いよいよ読書会を明日に控えたため、メモ程度に課題作品のシュティフターの「水晶」についての雑感を再度まとめておきたいと思う。



 先般の投稿において「水晶」は厳かな人間讃歌であるとの雑感を述べた。
これはもうわたしの中で揺るぎないものであり、それに尽きる小説であった。
勿論個人的な雑感のため、もし読まれた場合わたしと異なる思いを抱くことは多々あると思う。

 その反面であるが、この小説の原動力であり主役は靴職人夫婦でもその子どもたちでもなく、あくまで「自然」そのものであるとわたしは思っている。

 舞台となっているクシャイトの村は、滅多に人が出てゆくことはなく、ほとんどの人がそこで生涯過ごすということである。

 そしてこの人々の暮らしを育むのは、周りに広がる長閑な自然であり、揺るぎなく人々を見下ろす白い雪山であり、それら自然がもたらす恩恵や厳しさを基点に人々が暮らしを営み、そこで生きてゆく術を身に着け、また次の世代もその前の世代に倣い堅実な暮らしを営み伝統を受け継ぐという厳かなるものがこの小説にある。

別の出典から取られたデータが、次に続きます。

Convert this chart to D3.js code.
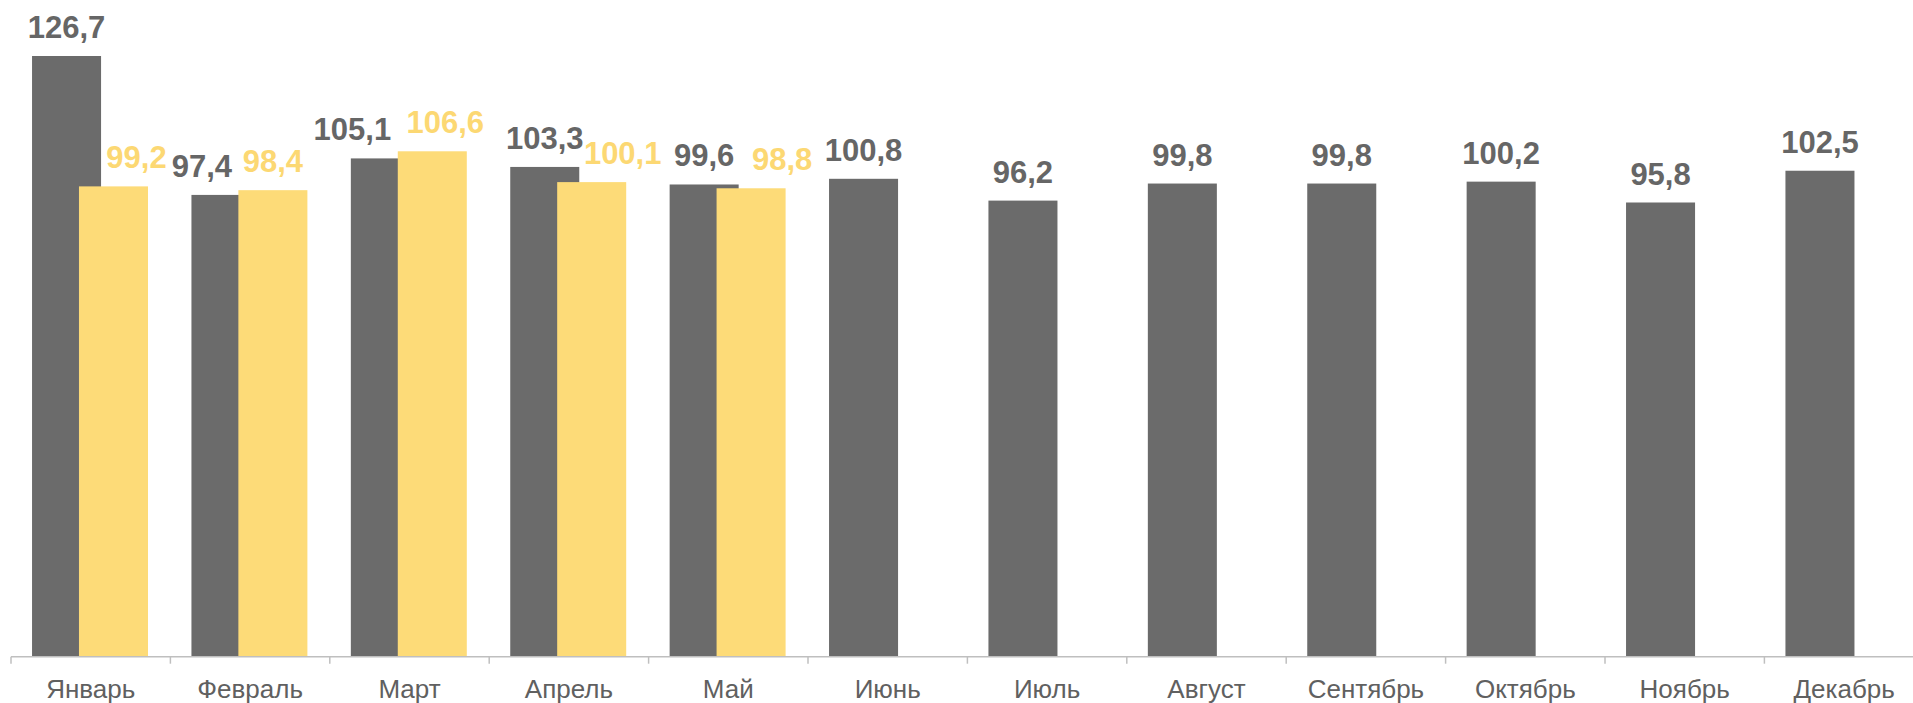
<!DOCTYPE html>
<head>
<meta charset="utf-8">
<style>
body { margin: 0; background: #fff; }
.bar.prev { fill: #6b6b6b; }
.bar.cur { fill: #fddb78; }
.val { font-family: "Liberation Sans", Arial, sans-serif; font-weight: bold; font-size: 31px; text-anchor: middle; }
.val.prev { fill: #666; }
.val.cur { fill: #fcd873; }
.axis path, .axis line { stroke: #bfbfbf; }
.axis text { font-family: "Liberation Sans", Arial, sans-serif; font-size: 26px; fill: #606060; }
</style>
<title>Индексы по месяцам</title>
</head>
<body>
<script src="https://cdn.jsdelivr.net/npm/d3@7/dist/d3.min.js"></script>
<script>

var width = 1913,
    height = 703;

var months = ["Январь", "Февраль", "Март", "Апрель", "Май", "Июнь",
              "Июль", "Август", "Сентябрь", "Октябрь", "Ноябрь", "Декабрь"];
var prevYear = [126.7, 97.4, 105.1, 103.3, 99.6, 100.8, 96.2, 99.8, 99.8, 100.2, 95.8, 102.5];
var curYear = [99.2, 98.4, 106.6, 100.1, 98.8];

// hand nudges of the labels so they don't collide (as in the original)
var prevNudge = [0, -24, -33, 0, 0, 0, 0, 0, 0, 0, 0, 0];
var curNudge = [23, 0, 13, 31, 31];

var fmt = function(v) { return d3.format(".1f")(v).replace(".", ","); };

var svg = d3.select("body").append("svg")
    .attr("width", width)
    .attr("height", height);

var x = d3.scaleBand()
    .domain(months)
    .range([11, 11 + 12 * 159.4]);

var y = d3.scaleLinear()
    .domain([0, 126.7])
    .range([656.7, 56]);

var step = x.step(),
    barW = step * 0.433,
    offPrev = step * 0.132,
    offCur = offPrev + barW * 0.68;

var prev = months.map(function(m, i) { return { m: m, v: prevYear[i], dx: prevNudge[i] }; });
var cur = curYear.map(function(v, i) { return { m: months[i], v: v, dx: curNudge[i] }; });

svg.selectAll(".bar.prev")
    .data(prev)
  .enter().append("rect")
    .attr("class", "bar prev")
    .attr("x", function(d) { return x(d.m) + offPrev; })
    .attr("y", function(d) { return y(d.v); })
    .attr("width", barW)
    .attr("height", function(d) { return y(0) - y(d.v); });

svg.selectAll(".bar.cur")
    .data(cur)
  .enter().append("rect")
    .attr("class", "bar cur")
    .attr("x", function(d) { return x(d.m) + offCur; })
    .attr("y", function(d) { return y(d.v); })
    .attr("width", barW)
    .attr("height", function(d) { return y(0) - y(d.v); });

svg.selectAll(".val.prev")
    .data(prev)
  .enter().append("text")
    .attr("class", "val prev")
    .attr("x", function(d) { return x(d.m) + offPrev + barW / 2 + d.dx; })
    .attr("y", function(d) { return y(d.v) - 18; })
    .text(function(d) { return fmt(d.v); });

svg.selectAll(".val.cur")
    .data(cur)
  .enter().append("text")
    .attr("class", "val cur")
    .attr("x", function(d) { return x(d.m) + offCur + barW / 2 + d.dx; })
    .attr("y", function(d) { return y(d.v) - 18; })
    .text(function(d) { return fmt(d.v); });

// category axis, ticks between the groups
var axis = svg.append("g")
    .attr("class", "axis")
    .attr("transform", "translate(0," + y(0) + ")");

axis.append("line")
    .attr("x1", x.range()[0])
    .attr("x2", x.range()[1])
    .attr("stroke-width", 1.5);

axis.selectAll(".tick")
    .data(months)
  .enter().append("line")
    .attr("class", "tick")
    .attr("x1", function(d) { return x(d); })
    .attr("x2", function(d) { return x(d); })
    .attr("y2", 7)
    .attr("stroke-width", 1.5);

axis.selectAll("text")
    .data(months)
  .enter().append("text")
    .attr("x", function(d) { return x(d) + step / 2; })
    .attr("y", 41)
    .attr("text-anchor", "middle")
    .text(function(d) { return d; });

</script>
</body>
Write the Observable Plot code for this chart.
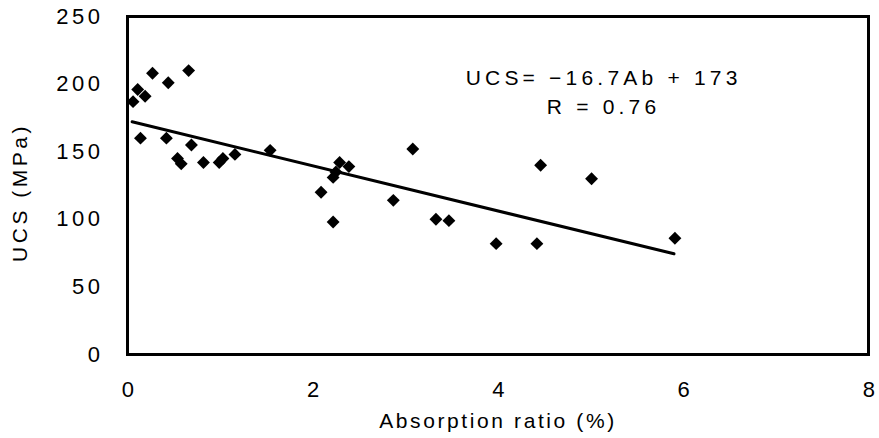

 そのような生き方であるからこそ形成された閉鎖的感情と、共同で危機を脱した経験からその垣根が取れるという人間の普遍的精神もあわせて感じることができる。

 このように人間そのものに光を当てたのが「水晶」なのであるが、それらを司るのは大いなる自然であり、人間はその大自然の中のごく一部のものであることが、そのように書いていないながらも作中から十分うかがい知ることができる。

 「水晶」は子どもたちが遭難した時に見た、他の追従を許さない壮大厳格かつ幻想的な氷の風景、自然の織り成した結果の風景であると思う。